Week 2 Flashcards
How do we minimise the error on a regression?
Minimise the MSE by optimising B0 and B1, the y intercept and the slope.
What is an overdetermined linear system
More equations than unknowns.
Describe the Linear Least Squares method
Create a function of the sum of all the squared errors for each of the x and y values.
Perform partial derivatives for each variable, then set them to 0 and solve the simultaneous equations.
Explained variation vs unexplained variation
Explained variation is difference between your graph (x,y) and the mean of Y at x.
Unexplained is the difference between your graph (x,y) and the true value of Y at X.
Total variation is the sum
We can use our models for prediction. What else can we use them for?
Interpretation to gain insights from the data.
e.g.
Gather x,y, train model by finding lambda that gives best prediction
Focus on lambda rather than yp to generate insights
(understand what makes cars safer for example)
How do we enhance the linear regression model?
Use polynomials to fit the curvature of the data (they help to find variables that explain variations in data better)
Why is Polynomial still linear?
As the outcome is a linear combination of features
The non-linear relationship between one feature and another doesn’t make the algorithm non-linear, it is the algorithm itself that is still a linear combination of features.
How do we choose the order of polynomial models?

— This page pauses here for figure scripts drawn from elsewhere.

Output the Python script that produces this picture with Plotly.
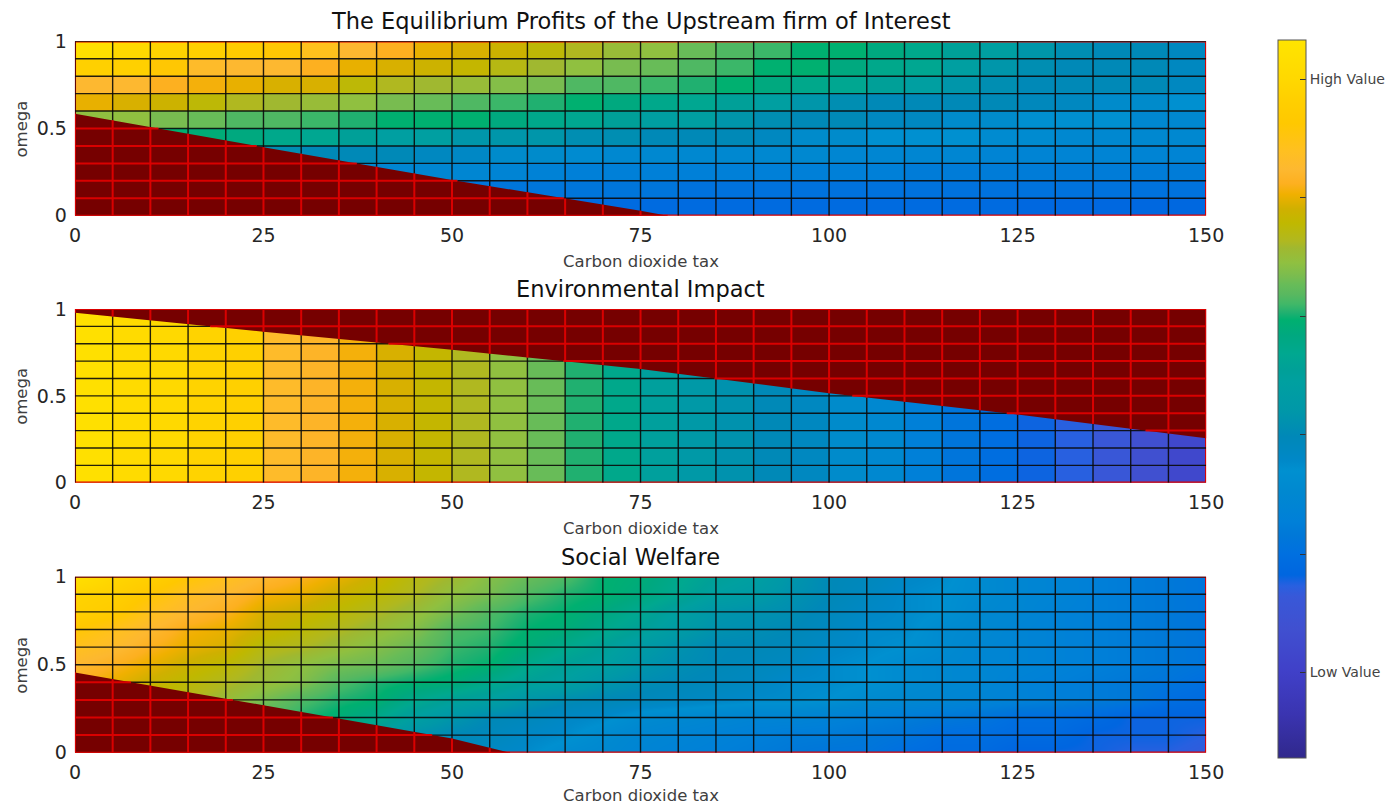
import numpy as np
import plotly.graph_objects as go

# ---------------------------------------------------------------- data
tax = [0, 5, 10, 15, 20, 25, 30, 35, 40, 45, 50, 55, 60, 65, 70, 75,
       80, 85, 90, 95, 100, 105, 110, 115, 120, 125, 130, 135, 140, 145, 150]
omega = [0.0, 0.1, 0.2, 0.3, 0.4, 0.5, 0.6, 0.7, 0.8, 0.9, 1.0]

# Upstream firm profits, one value per grid cell (rows: omega 0-0.1 ... 0.9-1.0)
profit_cells = [
    [27, 27, 27, 27, 27, 27, 27, 27, 27, 27, 27, 27, 27, 27, 27, 27, 27, 27, 27, 27, 27, 27, 27, 27, 27, 26, 26, 26, 26, 26],
    [31, 31, 31, 31, 31, 31, 31, 31, 31, 30, 30, 30, 30, 30, 30, 30, 29, 29, 29, 29, 29, 29, 29, 29, 29, 29, 29, 29, 29, 29],
    [40, 40, 40, 40, 40, 40, 38, 37, 36, 36, 36, 35, 34, 33, 33, 33, 33, 33, 33, 33, 33, 33, 32, 32, 32, 32, 32, 32, 32, 32],
    [48, 47, 46, 46, 46, 46, 45, 45, 45, 43, 42, 41, 41, 38, 37, 37, 37, 37, 37, 37, 36, 36, 36, 36, 35, 35, 35, 35, 35, 35],
    [62, 61, 61, 60, 59, 57, 56, 54, 52, 52, 48, 48, 48, 46, 46, 45, 45, 45, 43, 41, 41, 40, 40, 40, 38, 38, 37, 37, 37, 37],
    [69, 69, 67, 66, 64, 64, 63, 62, 61, 61, 61, 59, 57, 56, 54, 52, 52, 48, 46, 45, 45, 43, 43, 41, 41, 40, 40, 40, 37, 37],
    [78, 77, 76, 74, 72, 71, 70, 69, 67, 66, 64, 63, 62, 61, 59, 57, 56, 54, 52, 48, 46, 45, 45, 45, 45, 44, 43, 41, 41, 40],
    [82, 82, 80, 79, 78, 77, 77, 74, 72, 71, 70, 68, 67, 64, 64, 63, 62, 61, 59, 57, 56, 54, 52, 48, 46, 45, 45, 45, 45, 43],
    [92, 92, 88, 83, 82, 82, 80, 78, 77, 76, 75, 73, 71, 69, 67, 66, 64, 63, 61, 61, 59, 57, 56, 52, 48, 46, 45, 45, 45, 43],
    [98, 95, 93, 92, 90, 88, 85, 82, 80, 78, 77, 76, 74, 72, 70, 69, 66, 64, 63, 61, 61, 59, 57, 54, 52, 48, 46, 45, 45, 43],
]

# Environmental impact, one value per tax interval (constant over omega)
impact_by_tax = [98, 96, 95, 93, 92, 83, 81, 79, 77, 75, 72, 69, 66, 62, 57,
                 53, 49, 47, 45, 43, 41, 37, 33, 30, 28, 25, 24, 22, 18, 15]

# Social welfare at the grid nodes (rows: omega 0.0 ... 1.0)
welfare_nodes = [
    [74, 72, 70, 66, 63, 61, 59, 54, 48, 45, 44, 42, 41, 38, 37, 35, 34, 33, 32, 31, 30, 30, 28, 27, 27, 25, 25, 25, 24, 24, 23],
    [76, 73, 71, 68, 64, 62, 61, 57, 52, 47, 45, 44, 42, 41, 38, 36, 35, 34, 33, 32, 32, 31, 30, 28, 28, 27, 27, 25, 25, 25, 24],
    [77, 75, 72, 70, 67, 64, 62, 60, 57, 52, 48, 45, 44, 42, 41, 38, 37, 36, 35, 35, 34, 33, 32, 31, 30, 28, 28, 27, 25, 25, 25],
    [78, 77, 74, 72, 70, 67, 64, 62, 61, 57, 54, 52, 48, 46, 45, 44, 43, 42, 41, 41, 40, 38, 37, 36, 35, 34, 33, 32, 31, 28, 27],
    [80, 78, 76, 74, 72, 70, 68, 64, 62, 61, 60, 57, 54, 52, 48, 46, 45, 44, 43, 41, 41, 40, 38, 37, 36, 34, 33, 32, 31, 30, 28],
    [82, 80, 78, 76, 74, 71, 69, 67, 66, 64, 62, 61, 57, 54, 52, 48, 46, 45, 44, 43, 41, 40, 38, 37, 36, 35, 34, 33, 32, 31, 30],
    [85, 83, 80, 78, 77, 73, 72, 70, 68, 66, 63, 62, 60, 57, 54, 50, 47, 45, 45, 44, 42, 41, 40, 38, 36, 35, 34, 33, 32, 31, 30],
    [88, 85, 82, 79, 78, 76, 74, 72, 70, 68, 64, 63, 61, 60, 57, 54, 50, 47, 46, 45, 43, 41, 41, 38, 37, 35, 34, 33, 32, 31, 30],
    [92, 90, 85, 82, 80, 77, 76, 74, 72, 70, 67, 64, 62, 61, 59, 56, 52, 48, 47, 46, 44, 42, 41, 40, 37, 36, 34, 33, 32, 31, 30],
    [93, 92, 88, 84, 82, 79, 78, 76, 74, 72, 69, 67, 64, 62, 61, 59, 56, 52, 50, 47, 45, 43, 41, 40, 38, 36, 35, 33, 32, 31, 30],
    [98, 94, 92, 88, 85, 82, 80, 78, 76, 73, 71, 68, 66, 64, 61, 60, 57, 54, 52, 48, 45, 44, 42, 41, 38, 36, 35, 33, 32, 31, 30],
]

# Feasibility boundaries (infeasible region shown in dark red)
profit_bound_tax = [0, 25, 50, 75, 78.6]
profit_bound_omega = [0.585, 0.393, 0.205, 0.028, 0.0]
impact_bound_tax = [0, 25, 50, 75, 100, 125, 150]
impact_bound_omega = [0.979, 0.869, 0.765, 0.655, 0.515, 0.393, 0.256]
welfare_bound_tax = [0, 25, 50, 57.7]
welfare_bound_omega = [0.455, 0.27, 0.08, 0.0]

panel_titles = ["The Equilibrium Profits of the Upstream firm of Interest",
                "Environmental Impact", "Social Welfare"]
x_title = "Carbon dioxide tax"
y_title = "omega"
x_ticks = [0, 25, 50, 75, 100, 125, 150]
y_ticks = [0, 0.5, 1]
y_tick_text = ["0", "0.5", "1"]
cbar_ticks = [11.9, 28.4, 45, 61.5, 78, 94.5]
cbar_text = ["Low Value", "", "", "", "", "High Value"]

# ---------------------------------------------------------------- style
W, H = 1391, 807
FONT = "DejaVu Sans"
TXT = "#262626"
DARK_RED = "#760000"
EDGE_RED = "#DA0000"
EDGE_BLACK = "rgba(10,10,10,0.9)"

colorscale = [
    [0.000, "#30288C"], [0.060, "#3A34B0"], [0.120, "#4040C8"], [0.180, "#4050D0"],
    [0.225, "#3858D8"], [0.240, "#2860E0"], [0.255, "#0066E0"], [0.285, "#0070E0"],
    [0.310, "#0078D8"], [0.330, "#0080D8"], [0.370, "#0088D0"], [0.400, "#0090D0"],
    [0.415, "#0088C8"], [0.430, "#0088C0"], [0.448, "#0088B8"], [0.465, "#0090B0"],
    [0.486, "#0098A8"], [0.524, "#00A0A0"], [0.540, "#00A098"], [0.563, "#00A890"],
    [0.575, "#00A888"], [0.588, "#00A880"], [0.610, "#00B070"], [0.620, "#20B070"],
    [0.632, "#40B868"], [0.645, "#58B860"], [0.660, "#68BC58"], [0.670, "#78BC50"],
    [0.690, "#90C040"], [0.710, "#A0B830"], [0.720, "#B0B820"], [0.745, "#C0B800"],
    [0.765, "#D0B000"], [0.775, "#E0B000"], [0.785, "#F0B000"], [0.800, "#FDB020"],
    [0.820, "#FDB830"], [0.846, "#FFC020"], [0.884, "#FFC800"], [0.920, "#FFD000"],
    [0.945, "#FFD800"], [0.980, "#FFE000"], [1.000, "#FFE400"],
]

# panel placement in pixels (left, right, top, bottom)
px_left, px_right = 75, 1207
panel_px = [(41.3, 215.7), (309.0, 482.7), (576.7, 752.7)]
x_title_shift = [-34, -34, -31]


def seg_trace(segs, color, width, xa, ya):
    xs, ys = [], []
    for (x0, y0, x1, y1) in segs:
        xs += [x0, x1, None]
        ys += [y0, y1, None]
    return go.Scatter(x=xs, y=ys, mode="lines", line=dict(color=color, width=width),
                      hoverinfo="skip", showlegend=False, cliponaxis=False,
                      xaxis=xa, yaxis=ya)


def grid_segments(bx, by, below):
    """Split grid lines into feasible (black) and infeasible (red) pieces."""
    bx = np.asarray(bx, float)
    by = np.asarray(by, float)
    xmax, ymax = tax[-1], omega[-1]

    def b(x):
        return float(np.interp(x, bx, by, right=0.0))

    def xb(w):
        return float(np.interp(w, by[::-1], bx[::-1]))

    black, red = [], []
    for x in tax:
        v = b(x)
        if below:
            if v > 0:
                red.append((x, 0, x, v))
            if x < xmax:
                black.append((x, v, x, ymax))
        else:
            red.append((x, v, x, ymax))
            if x < xmax:
                black.append((x, 0, x, v))
    for w in omega:
        if below:
            if w < by[0]:
                xi = xb(w)
                red.append((0, w, xi, w))
                if w > 0:
                    black.append((xi, w, xmax, w))
            elif w > 0:
                black.append((0, w, xmax, w))
        else:
            if w >= by[0]:
                red.append((0, w, xmax, w))
            elif w > by[-1]:
                xi = xb(w)
                red.append((xi, w, xmax, w))
                if w > 0:
                    black.append((0, w, xi, w))
            elif w > 0:
                black.append((0, w, xmax, w))
    if below:
        poly_x = [0] + list(bx) + [bx[-1], 0]
        poly_y = [0] + list(by) + [0, 0]
    else:
        poly_x = [0] + list(bx) + [xmax, 0]
        poly_y = [ymax] + list(by) + [ymax, ymax]
    return black, red, poly_x, poly_y


fig = go.Figure()

impact_cells = [list(impact_by_tax) for _ in range(len(omega) - 1)]
surfaces = [
    dict(z=profit_cells, smooth=False, bx=profit_bound_tax, by=profit_bound_omega, below=True),
    dict(z=impact_cells, smooth=False, bx=impact_bound_tax, by=impact_bound_omega, below=False),
    dict(z=welfare_nodes, smooth=True, bx=welfare_bound_tax, by=welfare_bound_omega, below=True),
]

for i, s in enumerate(surfaces):
    xa = "x" if i == 0 else f"x{i + 1}"
    ya = "y" if i == 0 else f"y{i + 1}"
    fig.add_trace(go.Heatmap(x=tax, y=omega, z=s["z"],
                             zsmooth="best" if s["smooth"] else False,
                             coloraxis="coloraxis", hoverinfo="skip",
                             xaxis=xa, yaxis=ya))
    # frame of the underlying infeasible surface
    fig.add_trace(go.Scatter(x=[0, tax[-1], tax[-1], 0, 0], y=[0, 0, 1, 1, 0],
                             mode="lines", line=dict(color=EDGE_RED, width=2.2),
                             hoverinfo="skip", showlegend=False, cliponaxis=False,
                             xaxis=xa, yaxis=ya))
    black, red, px_, py_ = grid_segments(s["bx"], s["by"], s["below"])
    fig.add_trace(seg_trace(black, EDGE_BLACK, 1.4, xa, ya))
    fig.add_trace(go.Scatter(x=px_, y=py_, mode="lines", fill="toself",
                             fillcolor=DARK_RED, line=dict(width=0, color=DARK_RED),
                             hoverinfo="skip", showlegend=False, xaxis=xa, yaxis=ya))
    fig.add_trace(seg_trace(red, EDGE_RED, 2.0, xa, ya))

layout = dict(
    width=W, height=H, margin=dict(l=0, r=0, t=0, b=0),
    paper_bgcolor="white", plot_bgcolor="white", showlegend=False,
    font=dict(family=FONT, color=TXT),
    coloraxis=dict(
        colorscale=colorscale, cmin=0, cmax=100,
        colorbar=dict(
            x=1278 / W, xanchor="left", y=1 - 399 / H, yanchor="middle",
            len=718 / H, lenmode="fraction", thickness=28, thicknessmode="pixels",
            xpad=0, ypad=0, outlinewidth=1, outlinecolor="#555555",
            ticks="inside", ticklen=6, tickcolor="#333333", tickwidth=1,
            tickvals=cbar_ticks, ticktext=cbar_text,
            tickfont=dict(family=FONT, size=14, color="#444444"),
        ),
    ),
)

annotations = []
xdom = [px_left / W, px_right / W]
for i, (top, bot) in enumerate(panel_px):
    ydom = [1 - bot / H, 1 - top / H]
    sx = "" if i == 0 else str(i + 1)
    layout[f"xaxis{sx}"] = dict(
        domain=xdom, range=[0, 150], anchor=f"y{sx}", tickvals=x_ticks,
        showgrid=False, zeroline=False, showline=False, ticks="",
        tickfont=dict(family=FONT, size=19, color=TXT), automargin=False,
        fixedrange=True, ticklabelstandoff=6,
    )
    layout[f"yaxis{sx}"] = dict(
        domain=ydom, range=[0, 1], anchor=f"x{sx}", tickvals=y_ticks,
        ticktext=y_tick_text, showgrid=False, zeroline=False, showline=False,
        ticks="", tickfont=dict(family=FONT, size=19, color=TXT),
        automargin=False, fixedrange=True, ticklabelstandoff=7,
    )
    xc = (xdom[0] + xdom[1]) / 2
    annotations.append(dict(text=panel_titles[i], x=xc, y=ydom[1], xref="paper",
                            yref="paper", xanchor="center", yanchor="bottom",
                            yshift=5, showarrow=False,
                            font=dict(family=FONT, size=22.5, color="#111111")))
    annotations.append(dict(text=x_title, x=xc, y=ydom[0], xref="paper",
                            yref="paper", xanchor="center", yanchor="top",
                            yshift=x_title_shift[i], showarrow=False,
                            font=dict(family=FONT, size=16.5, color="#404040")))
    annotations.append(dict(text=y_title, x=22 / W, y=(ydom[0] + ydom[1]) / 2,
                            xref="paper", yref="paper", xanchor="center",
                            yanchor="middle", textangle=-90, showarrow=False,
                            font=dict(family=FONT, size=16.5, color="#404040")))
layout["annotations"] = annotations
fig.update_layout(**layout)

fig.write_html("out.html")
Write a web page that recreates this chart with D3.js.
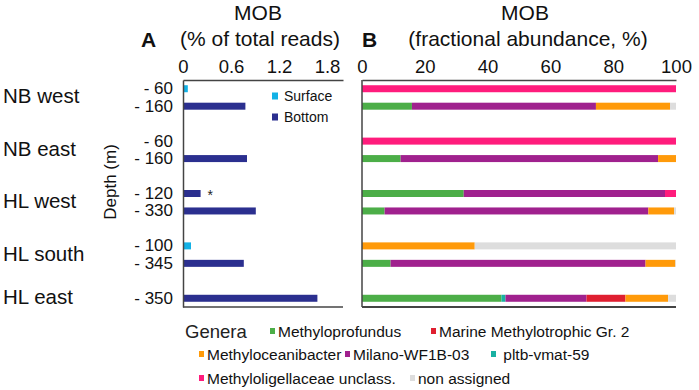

Using Bayes Information Criterion
BIC = nln(SSe) - nln(n) + ln(n)p
p is number of parameters
n is number of observations
ln is the natural log
SSe is sum of squared error.
Minimise it to balance error and generalisability
What is an interaction term
Combining variables if both happen at the same time (like smoking and having lung cancer)
How do we sample appropriately when doing cross validation?
Not random sampling, stratified.
Whats stratified sampling
Stratified sampling is a sampling technique where the samples are selected in the same proportion as
they appear in the population.
For example, if the population of interest has 60% CEOs and 40% CTOs, then we divide the
population into 2 groups and choose 60% from the CEO group and 40% from the CTO group.